Write the data below out exactly as it stands. Do not include the pictures.
☆ ☆ ☆ ☆
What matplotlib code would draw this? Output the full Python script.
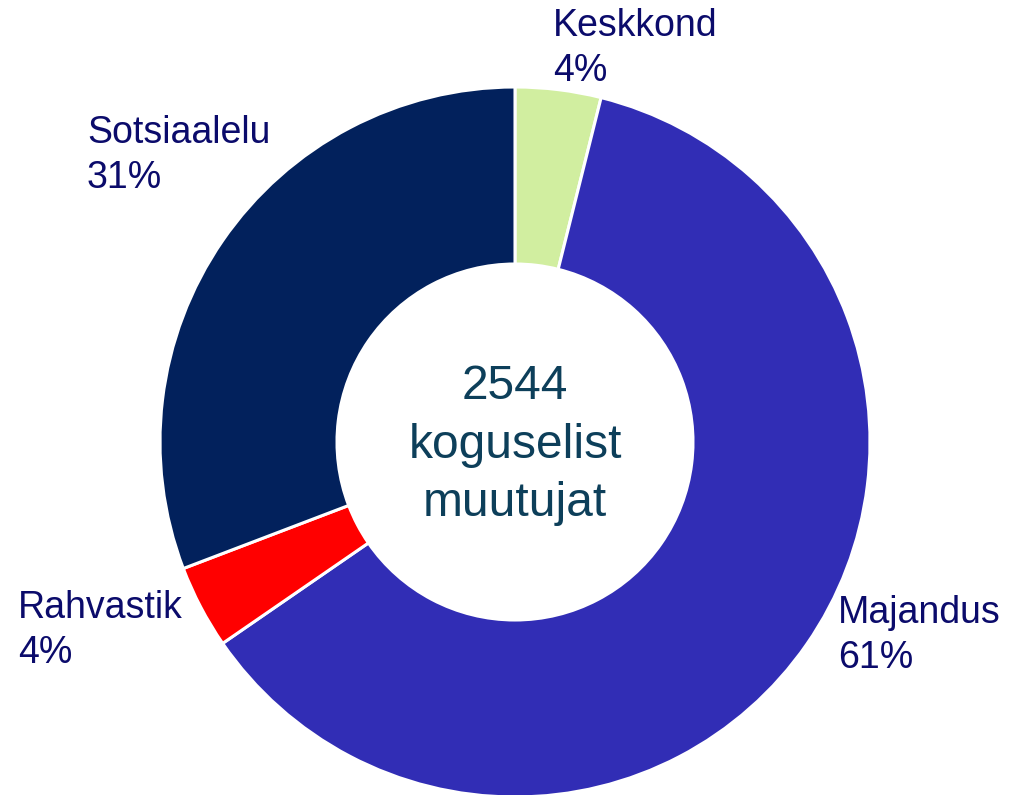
import matplotlib.pyplot as plt

plt.rcParams["font.family"] = ["Liberation Sans", "DejaVu Sans"]

# --- Data ---
categories = ["Keskkond", "Majandus", "Rahvastik", "Sotsiaalelu"]
shares = [3.9, 61.5, 3.8, 30.8]
pct_labels = ["4%", "61%", "4%", "31%"]
total = 2544

colors = ["#d1eea0", "#312db5", "#ff0000", "#02215c"]
label_color = "#0b0b6b"
center_color = "#0d3f5a"

# label anchor (left, top) in pixel coordinates of the figure
label_pos = [(553, 787), (838, 200), (18, 205), (87, 680)]

fig = plt.figure(figsize=(10.16, 7.95), dpi=100)
ax = fig.add_axes([0, 0, 1, 1])

ax.pie(
    shares,
    colors=colors,
    startangle=90,
    counterclock=False,
    center=(515, 353),
    radius=355,
    wedgeprops=dict(width=177, edgecolor="white", linewidth=2.2),
    frame=True,
)
ax.set_xlim(0, 1016)
ax.set_ylim(0, 795)
ax.set_aspect("equal")
ax.axis("off")

for name, pct, (x, y) in zip(categories, pct_labels, label_pos):
    ax.text(x, y, f"{name}\n{pct}", ha="left", va="top", fontsize=27,
            color=label_color, linespacing=1.32)

ax.text(515, 350, f"{total}\nkoguselist\nmuutujat", ha="center", va="center",
        fontsize=34.5, color=center_color, linespacing=1.38)

fig.savefig("out.png", dpi=100)
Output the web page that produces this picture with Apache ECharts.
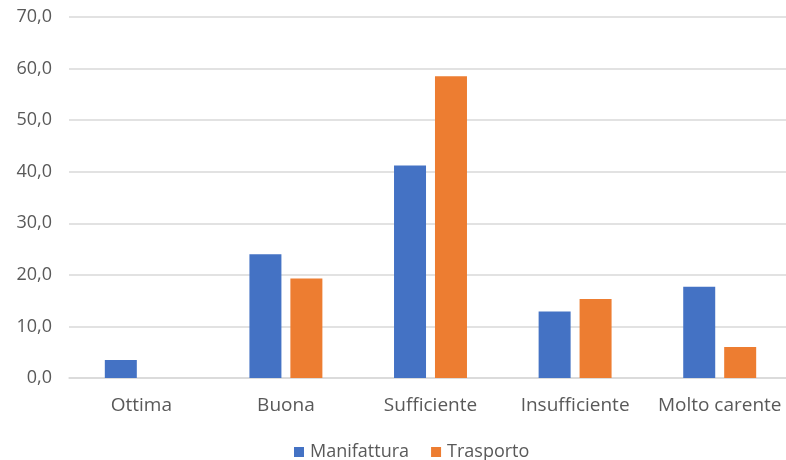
<!DOCTYPE html>
<html>
<head>
<meta charset="utf-8">
<script src="https://cdn.jsdelivr.net/npm/echarts@6/dist/echarts.min.js"></script>
<style>html,body{margin:0;padding:0;background:#fff}#c{width:786px;height:460px}</style>
</head>
<body>
<div id="c"></div>
<script>
const categories = ['Ottima', 'Buona', 'Sufficiente', 'Insufficiente', 'Molto carente'];
const manifattura = [3.5, 24.0, 41.2, 12.9, 17.7];
const trasporto = [0, 19.3, 58.5, 15.3, 6.0];
const seriesNames = ['Manifattura', 'Trasporto'];

const chart = echarts.init(document.getElementById('c'), null, {renderer: 'canvas'});
const font = '"Open Sans", "Noto Sans", sans-serif';
chart.setOption({
  animation: false,
  color: ['#4472C4', '#ED7D31'],
  grid: {left: 69, width: 723, top: 17, bottom: 82, containLabel: false, outerBoundsMode: 'none'},
  legend: {
    data: seriesNames,
    bottom: -1,
    left: 294,
    padding: 0,
    itemWidth: 10,
    itemHeight: 10,
    itemGap: 22,
    icon: 'rect',
    textStyle: {color: '#595959', fontSize: 18, fontFamily: font, padding: [0, 0, 0, 1]}
  },
  xAxis: {
    type: 'category',
    data: categories,
    axisLine: {lineStyle: {color: '#d9d9d9', width: 1.5}},
    axisTick: {show: false},
    axisLabel: {color: '#595959', fontSize: 19, fontFamily: font, margin: 18, interval: 0}
  },
  yAxis: {
    type: 'value',
    min: 0, max: 70, interval: 10,
    axisLine: {show: false},
    axisTick: {show: false},
    splitLine: {lineStyle: {color: '#d9d9d9', width: 1.5}},
    axisLabel: {color: '#595959', fontSize: 18, fontFamily: font, margin: 17,
      formatter: v => v.toFixed(1).replace('.', ',')}
  },
  series: [
    {name: seriesNames[0], type: 'bar', data: manifattura, barWidth: 32, barGap: '28%'},
    {name: seriesNames[1], type: 'bar', data: trasporto, barWidth: 32, barGap: '28%'}
  ]
});
</script>
</body>
</html>
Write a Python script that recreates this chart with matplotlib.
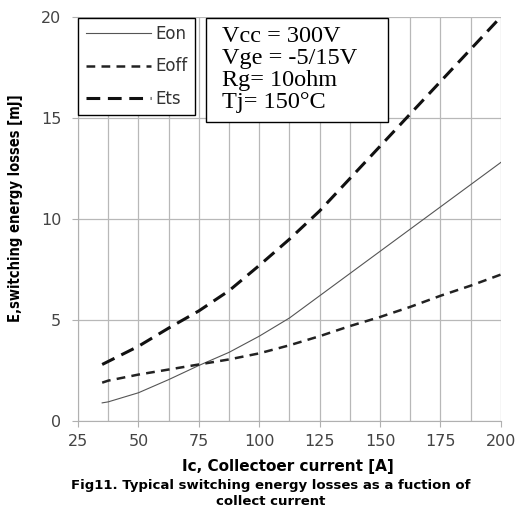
import matplotlib.pyplot as plt
import numpy as np
from matplotlib.patches import Rectangle

# collector current [A]
ic = [35, 37.5, 50, 62.5, 75, 87.5, 100, 112.5, 125, 137.5, 150, 162.5, 175, 187.5, 200]
e_on = [0.9, 0.95, 1.4, 2.05, 2.75, 3.4, 4.2, 5.1, 6.2, 7.3, 8.4, 9.5, 10.6, 11.7, 12.8]
e_off = [1.9, 2.0, 2.3, 2.55, 2.8, 3.05, 3.35, 3.75, 4.2, 4.7, 5.15, 5.65, 6.2, 6.7, 7.25]
e_ts = [2.8, 2.95, 3.7, 4.6, 5.45, 6.45, 7.7, 9.0, 10.4, 12.0, 13.6, 15.2, 16.8, 18.4, 20.0]

conditions = "Vcc = 300V\nVge = -5/15V\nRg= 10ohm\nTj= 150°C"

fig = plt.figure(figsize=(5.18, 5.11), dpi=100)
ax = fig.add_axes([0.1506, 0.176, 0.8164, 0.791])

ax.plot(ic, e_on, color='#555555', lw=0.8, label='Eon')
ax.plot(ic, e_off, color='#222222', lw=1.8, dashes=(3.5, 2.5), label='Eoff')
ax.plot(ic, e_ts, color='#111111', lw=2.2, dashes=(4.5, 2.5), label='Ets')

ax.set_xlim(25, 200)
ax.set_ylim(0, 20)
ax.set_xticks(np.arange(25, 201, 25))
ax.set_xticks(np.arange(25, 201, 12.5), minor=True)
ax.set_yticks([0, 5, 10, 15, 20])
ax.grid(which='both', axis='x', color='#b8b8b8', lw=0.9)
ax.grid(which='major', axis='y', color='#b8b8b8', lw=0.9)
ax.set_axisbelow(True)
for s in ['top', 'right']:
    ax.spines[s].set_visible(False)
for s in ['left', 'bottom']:
    ax.spines[s].set_color('#b0b0b0')
ax.tick_params(which='major', length=4, color='#b0b0b0', labelsize=11.5,
               labelcolor='#444444')
ax.tick_params(which='minor', length=0)
ax.tick_params(axis='x', pad=5)
ax.tick_params(axis='y', pad=8)

leg = ax.legend(loc='upper left', bbox_to_anchor=(0.0, 0.998), fontsize=12,
                frameon=True, fancybox=False, edgecolor='black', framealpha=1,
                handlelength=3.9, borderpad=0.45,
                labelspacing=0.85, handletextpad=0.3, borderaxespad=0.0)
leg.get_frame().set_linewidth(1.0)
for t in leg.get_texts():
    t.set_color('#333333')

# condition box
ax.add_patch(Rectangle((0.3026, 0.740), 0.4306, 0.2575, transform=ax.transAxes,
                       fc='white', ec='black', lw=1.0, zorder=5))
ax.text(0.340, 0.977, conditions, transform=ax.transAxes, va='top', ha='left',
        family='Liberation Serif', fontsize=17.5, linespacing=1.06, zorder=6)

ax.set_ylabel('E,switching energy losses [mJ]', fontsize=10.5, fontweight='bold',
              fontstretch='condensed')
ax.yaxis.set_label_coords(-0.13, 0.527)
ax.set_xlabel('Ic, Collectoer current [A]', fontsize=11, fontweight='bold')
ax.xaxis.set_label_coords(0.496, -0.094)
fig.text(0.523, 0.034, 'Fig11. Typical switching energy losses as a fuction of\ncollect current',
         ha='center', va='center', fontsize=9.5, fontweight='bold', linespacing=1.3)

fig.savefig('out.png', dpi=100)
☆ ☆ ☆ ☆
Response to the task:
What matplotlib code would draw this? Output the full Python script.
import matplotlib.pyplot as plt

plt.rcParams["font.family"] = ["Liberation Sans", "DejaVu Sans"]

# --- Data ---
categories = ["Keskkond", "Majandus", "Rahvastik", "Sotsiaalelu"]
shares = [3.9, 61.5, 3.8, 30.8]
pct_labels = ["4%", "61%", "4%", "31%"]
total = 2544

colors = ["#d1eea0", "#312db5", "#ff0000", "#02215c"]
label_color = "#0b0b6b"
center_color = "#0d3f5a"

# label anchor (left, top) in pixel coordinates of the figure
label_pos = [(553, 787), (838, 200), (18, 205), (87, 680)]

fig = plt.figure(figsize=(10.16, 7.95), dpi=100)
ax = fig.add_axes([0, 0, 1, 1])

ax.pie(
    shares,
    colors=colors,
    startangle=90,
    counterclock=False,
    center=(515, 353),
    radius=355,
    wedgeprops=dict(width=177, edgecolor="white", linewidth=2.2),
    frame=True,
)
ax.set_xlim(0, 1016)
ax.set_ylim(0, 795)
ax.set_aspect("equal")
ax.axis("off")

for name, pct, (x, y) in zip(categories, pct_labels, label_pos):
    ax.text(x, y, f"{name}\n{pct}", ha="left", va="top", fontsize=27,
            color=label_color, linespacing=1.32)

ax.text(515, 350, f"{total}\nkoguselist\nmuutujat", ha="center", va="center",
        fontsize=34.5, color=center_color, linespacing=1.38)

fig.savefig("out.png", dpi=100)
Output the web page that produces this picture with Apache ECharts.
<!DOCTYPE html>
<html>
<head>
<meta charset="utf-8">
<script src="https://cdn.jsdelivr.net/npm/echarts@6/dist/echarts.min.js"></script>
<style>html,body{margin:0;padding:0;background:#fff}#c{width:786px;height:460px}</style>
</head>
<body>
<div id="c"></div>
<script>
const categories = ['Ottima', 'Buona', 'Sufficiente', 'Insufficiente', 'Molto carente'];
const manifattura = [3.5, 24.0, 41.2, 12.9, 17.7];
const trasporto = [0, 19.3, 58.5, 15.3, 6.0];
const seriesNames = ['Manifattura', 'Trasporto'];

const chart = echarts.init(document.getElementById('c'), null, {renderer: 'canvas'});
const font = '"Open Sans", "Noto Sans", sans-serif';
chart.setOption({
  animation: false,
  color: ['#4472C4', '#ED7D31'],
  grid: {left: 69, width: 723, top: 17, bottom: 82, containLabel: false, outerBoundsMode: 'none'},
  legend: {
    data: seriesNames,
    bottom: -1,
    left: 294,
    padding: 0,
    itemWidth: 10,
    itemHeight: 10,
    itemGap: 22,
    icon: 'rect',
    textStyle: {color: '#595959', fontSize: 18, fontFamily: font, padding: [0, 0, 0, 1]}
  },
  xAxis: {
    type: 'category',
    data: categories,
    axisLine: {lineStyle: {color: '#d9d9d9', width: 1.5}},
    axisTick: {show: false},
    axisLabel: {color: '#595959', fontSize: 19, fontFamily: font, margin: 18, interval: 0}
  },
  yAxis: {
    type: 'value',
    min: 0, max: 70, interval: 10,
    axisLine: {show: false},
    axisTick: {show: false},
    splitLine: {lineStyle: {color: '#d9d9d9', width: 1.5}},
    axisLabel: {color: '#595959', fontSize: 18, fontFamily: font, margin: 17,
      formatter: v => v.toFixed(1).replace('.', ',')}
  },
  series: [
    {name: seriesNames[0], type: 'bar', data: manifattura, barWidth: 32, barGap: '28%'},
    {name: seriesNames[1], type: 'bar', data: trasporto, barWidth: 32, barGap: '28%'}
  ]
});
</script>
</body>
</html>
Write a Python script that recreates this chart with matplotlib.
import matplotlib.pyplot as plt
import numpy as np
from matplotlib.patches import Rectangle

# collector current [A]
ic = [35, 37.5, 50, 62.5, 75, 87.5, 100, 112.5, 125, 137.5, 150, 162.5, 175, 187.5, 200]
e_on = [0.9, 0.95, 1.4, 2.05, 2.75, 3.4, 4.2, 5.1, 6.2, 7.3, 8.4, 9.5, 10.6, 11.7, 12.8]
e_off = [1.9, 2.0, 2.3, 2.55, 2.8, 3.05, 3.35, 3.75, 4.2, 4.7, 5.15, 5.65, 6.2, 6.7, 7.25]
e_ts = [2.8, 2.95, 3.7, 4.6, 5.45, 6.45, 7.7, 9.0, 10.4, 12.0, 13.6, 15.2, 16.8, 18.4, 20.0]

conditions = "Vcc = 300V\nVge = -5/15V\nRg= 10ohm\nTj= 150°C"

fig = plt.figure(figsize=(5.18, 5.11), dpi=100)
ax = fig.add_axes([0.1506, 0.176, 0.8164, 0.791])

ax.plot(ic, e_on, color='#555555', lw=0.8, label='Eon')
ax.plot(ic, e_off, color='#222222', lw=1.8, dashes=(3.5, 2.5), label='Eoff')
ax.plot(ic, e_ts, color='#111111', lw=2.2, dashes=(4.5, 2.5), label='Ets')

ax.set_xlim(25, 200)
ax.set_ylim(0, 20)
ax.set_xticks(np.arange(25, 201, 25))
ax.set_xticks(np.arange(25, 201, 12.5), minor=True)
ax.set_yticks([0, 5, 10, 15, 20])
ax.grid(which='both', axis='x', color='#b8b8b8', lw=0.9)
ax.grid(which='major', axis='y', color='#b8b8b8', lw=0.9)
ax.set_axisbelow(True)
for s in ['top', 'right']:
    ax.spines[s].set_visible(False)
for s in ['left', 'bottom']:
    ax.spines[s].set_color('#b0b0b0')
ax.tick_params(which='major', length=4, color='#b0b0b0', labelsize=11.5,
               labelcolor='#444444')
ax.tick_params(which='minor', length=0)
ax.tick_params(axis='x', pad=5)
ax.tick_params(axis='y', pad=8)

leg = ax.legend(loc='upper left', bbox_to_anchor=(0.0, 0.998), fontsize=12,
                frameon=True, fancybox=False, edgecolor='black', framealpha=1,
                handlelength=3.9, borderpad=0.45,
                labelspacing=0.85, handletextpad=0.3, borderaxespad=0.0)
leg.get_frame().set_linewidth(1.0)
for t in leg.get_texts():
    t.set_color('#333333')

# condition box
ax.add_patch(Rectangle((0.3026, 0.740), 0.4306, 0.2575, transform=ax.transAxes,
                       fc='white', ec='black', lw=1.0, zorder=5))
ax.text(0.340, 0.977, conditions, transform=ax.transAxes, va='top', ha='left',
        family='Liberation Serif', fontsize=17.5, linespacing=1.06, zorder=6)

ax.set_ylabel('E,switching energy losses [mJ]', fontsize=10.5, fontweight='bold',
              fontstretch='condensed')
ax.yaxis.set_label_coords(-0.13, 0.527)
ax.set_xlabel('Ic, Collectoer current [A]', fontsize=11, fontweight='bold')
ax.xaxis.set_label_coords(0.496, -0.094)
fig.text(0.523, 0.034, 'Fig11. Typical switching energy losses as a fuction of\ncollect current',
         ha='center', va='center', fontsize=9.5, fontweight='bold', linespacing=1.3)

fig.savefig('out.png', dpi=100)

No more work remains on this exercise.